South Africa’s inflation rate declined to a two-month low, according to data released by Statistics South Africa.

Consumer prices rose by 5.3% year-on-year, down from 5.6% in February. While this decline may initially suggest a positive trend, analysts caution against premature optimism due to various economic factors at play.

The weakening of the South African rand against the dollar, coupled with drought conditions affecting staple crops like white corn and geopolitical tensions in the Middle East leading to rising oil prices, poses significant challenges.

These factors are expected to keep inflation relatively high and stubborn in the coming months, making policymakers hesitant to adjust borrowing costs.

Lesetja Kganyago, Governor of the South African Reserve Bank, reiterated the bank’s cautious stance on inflation pressures.

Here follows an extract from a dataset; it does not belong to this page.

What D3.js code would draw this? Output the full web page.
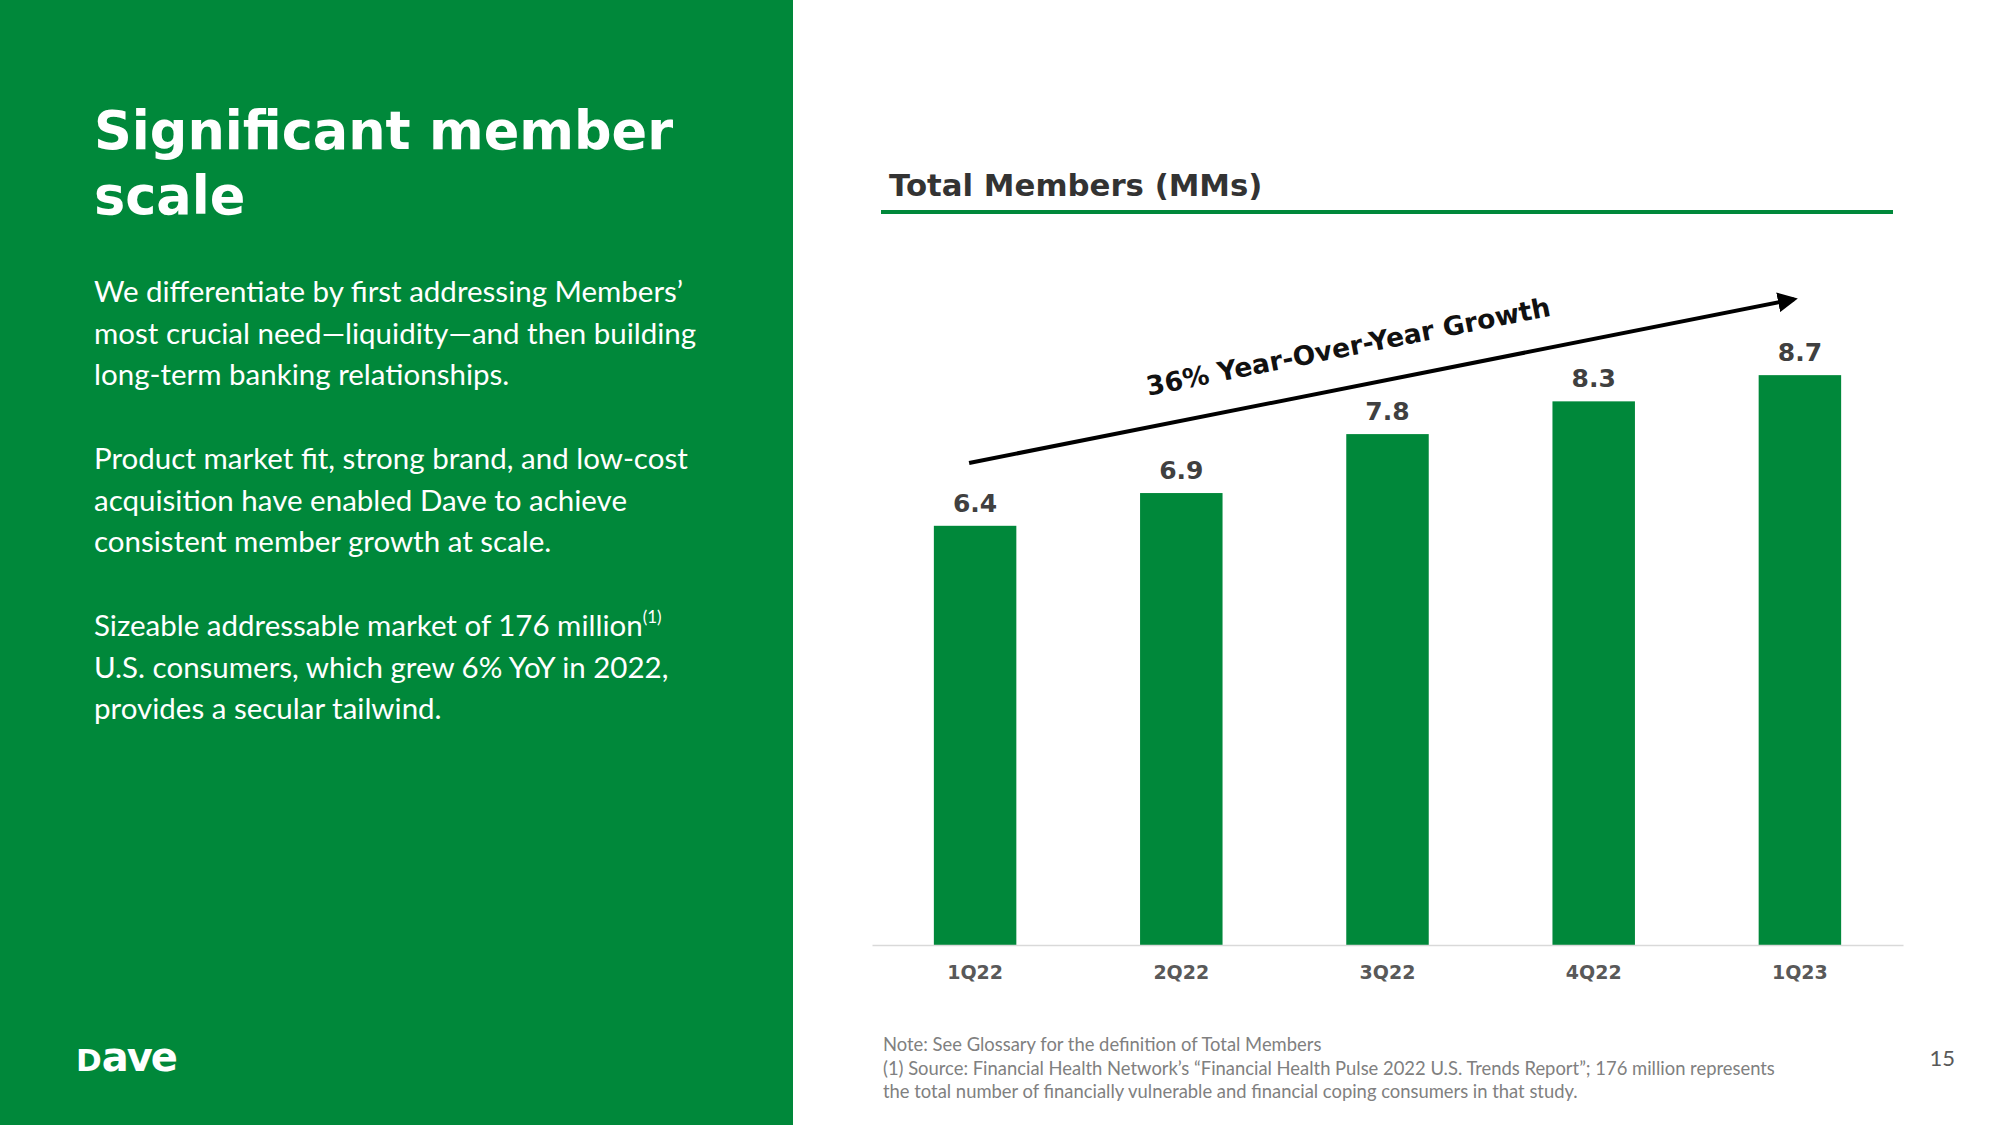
<!DOCTYPE html>
<html lang="en">
<head>
    <meta charset="UTF-8">
    <title>Significant member scale</title>
    <script src="https://d3js.org/d3.v7.min.js"></script>
    <style>
        body { margin: 0; background: #fff; }
        svg { display: block; }
        .head { font-family: "DejaVu Sans", sans-serif; font-weight: bold; }
        .body { font-family: Lato, sans-serif; }
    </style>
</head>
<body>
    <svg id="svg" width="2000" height="1125"></svg>
    <script>
        // chart data
        const quarters = ["1Q22", "2Q22", "3Q22", "4Q22", "1Q23"];
        const members = [6.4, 6.9, 7.8, 8.3, 8.7];
        // growth arrow, in member units (start level at 1Q22, end level at 1Q23)
        const arrowLevels = [7.36, 9.86];
        const arrowLabel = "36% Year-Over-Year Growth";

        const titleLines = ["Significant member", "scale"];
        const paragraphs = [
            ["We differentiate by first addressing Members\u2019",
             "most crucial need\u2014liquidity\u2014and then building",
             "long-term banking relationships."],
            ["Product market fit, strong brand, and low-cost",
             "acquisition have enabled Dave to achieve",
             "consistent member growth at scale."],
            ["Sizeable addressable market of 176 million",
             "U.S. consumers, which grew 6% YoY in 2022,",
             "provides a secular tailwind."]
        ];
        const notes = [
            "Note: See Glossary for the definition of Total Members",
            "(1) Source: Financial Health Network\u2019s \u201cFinancial Health Pulse 2022 U.S. Trends Report\u201d; 176 million represents",
            "the total number of financially vulnerable and financial coping consumers in that study."
        ];

        const green = "#00883a";
        const svg = d3.select("#svg");

        // left panel
        svg.append("rect").attr("width", 793).attr("height", 1125).attr("fill", green);

        svg.append("g").selectAll("text")
            .data(titleLines)
            .enter().append("text")
            .attr("class", "head")
            .attr("x", 94)
            .attr("y", (d, i) => 149 + i * 65)
            .attr("font-size", 52.5)
            .attr("fill", "#fff")
            .text(d => d);

        const paraTop = [302, 469, 636];
        paragraphs.forEach((lines, p) => {
            const t = svg.append("g");
            lines.forEach((line, i) => {
                const txt = t.append("text")
                    .attr("class", "body")
                    .attr("x", 94)
                    .attr("y", paraTop[p] + i * 41.5)
                    .attr("font-size", 29.5)
                    .attr("fill", "#fff")
                    .text(line);
                if (p === 2 && i === 0) {
                    txt.append("tspan").attr("font-size", 17).attr("dy", -13).text("(1)");
                }
            });
        });

        // logo
        const logo = svg.append("text")
            .attr("x", 76).attr("y", 1071)
            .attr("font-family", "DejaVu Sans, sans-serif")
            .attr("font-weight", "bold")
            .attr("fill", "#fff");
        logo.append("tspan").attr("font-size", 31).text("D");
        logo.append("tspan").attr("font-size", 40).attr("letter-spacing", -2).text("ave");

        // chart title
        svg.append("text")
            .attr("class", "head")
            .attr("x", 889).attr("y", 196)
            .attr("font-size", 30.8)
            .attr("fill", "#333")
            .text("Total Members (MMs)");
        svg.append("line")
            .attr("x1", 881).attr("x2", 1893)
            .attr("y1", 212).attr("y2", 212)
            .attr("stroke", green).attr("stroke-width", 4);

        // scales
        const x = d3.scaleBand()
            .domain(quarters)
            .range([872, 1903])
            .paddingInner(0.6)
            .paddingOuter(0.3);
        const y = d3.scaleLinear()
            .domain([0, 10])
            .range([945, 290]);

        // bars
        svg.append("g")
            .selectAll("rect")
            .data(members)
            .enter().append("rect")
            .attr("x", (d, i) => x(quarters[i]))
            .attr("y", d => y(d))
            .attr("width", x.bandwidth())
            .attr("height", d => y(0) - y(d))
            .attr("fill", green);

        // value labels
        svg.append("g")
            .selectAll("text")
            .data(members)
            .enter().append("text")
            .attr("class", "head")
            .attr("x", (d, i) => x(quarters[i]) + x.bandwidth() / 2)
            .attr("y", d => y(d) - 14)
            .attr("text-anchor", "middle")
            .attr("font-size", 25)
            .attr("fill", "#404040")
            .text(d => d.toFixed(1));

        // x axis
        const xAxis = svg.append("g")
            .attr("transform", `translate(0,${y(0)})`)
            .call(d3.axisBottom(x).tickSize(0).tickPadding(21));
        xAxis.select(".domain").attr("stroke", "#d9d9d9").attr("stroke-width", 1.5);
        xAxis.selectAll("text")
            .attr("class", "head")
            .attr("font-size", 19)
            .attr("fill", "#595959");

        // growth arrow
        svg.append("defs").append("marker")
            .attr("id", "head")
            .attr("viewBox", "0 0 10 10")
            .attr("refX", 8).attr("refY", 5)
            .attr("markerWidth", 5).attr("markerHeight", 5)
            .attr("markerUnits", "strokeWidth")
            .attr("orient", "auto")
            .append("path").attr("d", "M0,0 L10,5 L0,10 z").attr("fill", "#000");

        const x0 = x(quarters[0]) + x.bandwidth() / 2 - 6;
        const x1 = x(quarters[quarters.length - 1]) + x.bandwidth() / 2 - 6;
        const y0 = y(arrowLevels[0]), y1 = y(arrowLevels[1]);
        svg.append("line")
            .attr("x1", x0).attr("y1", y0)
            .attr("x2", x1).attr("y2", y1)
            .attr("stroke", "#000").attr("stroke-width", 4)
            .attr("marker-end", "url(#head)");

        const angle = Math.atan2(y1 - y0, x1 - x0) * 180 / Math.PI;
        const cx = 1356, cy = y0 + (cx - x0) * (y1 - y0) / (x1 - x0);
        svg.append("text")
            .attr("class", "head")
            .attr("transform", `translate(${cx},${cy}) rotate(${angle}) translate(0,-31)`)
            .attr("text-anchor", "middle")
            .attr("font-size", 26.5)
            .attr("fill", "#111")
            .text(arrowLabel);

        // footnotes
        svg.append("g").selectAll("text")
            .data(notes)
            .enter().append("text")
            .attr("class", "body")
            .attr("x", 883)
            .attr("y", (d, i) => 1051 + i * 23.5)
            .attr("font-size", 18.4)
            .attr("fill", "#808080")
            .text(d => d);

        svg.append("text")
            .attr("class", "body")
            .attr("x", 1955).attr("y", 1066)
            .attr("text-anchor", "end")
            .attr("font-size", 22)
            .attr("fill", "#595959")
            .text("15");
    </script>
</body>
</html>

Despite the recent easing, inflation has consistently remained above the midpoint of the central bank’s target range of 3-6% since May 2021. Consequently, the bank has maintained the benchmark interest rate at 8.25% for nearly a year, aiming to anchor inflation expectations.

While some traders speculate on potential interest rate hikes, forward-rate agreements indicate a low likelihood of such a move at the upcoming monetary policy committee meeting.

The yield on 10-year bonds also saw a marginal decline following the release of the inflation data.

March’s inflation decline was mainly attributed to lower prices in miscellaneous goods and services, education, health, and housing and utilities.

However, core inflation, which excludes volatile food and energy costs, remained relatively steady at 4.9%.

Overall, South Africa’s inflation trajectory underscores the delicate balance between economic recovery and inflation containment amid ongoing global uncertainties.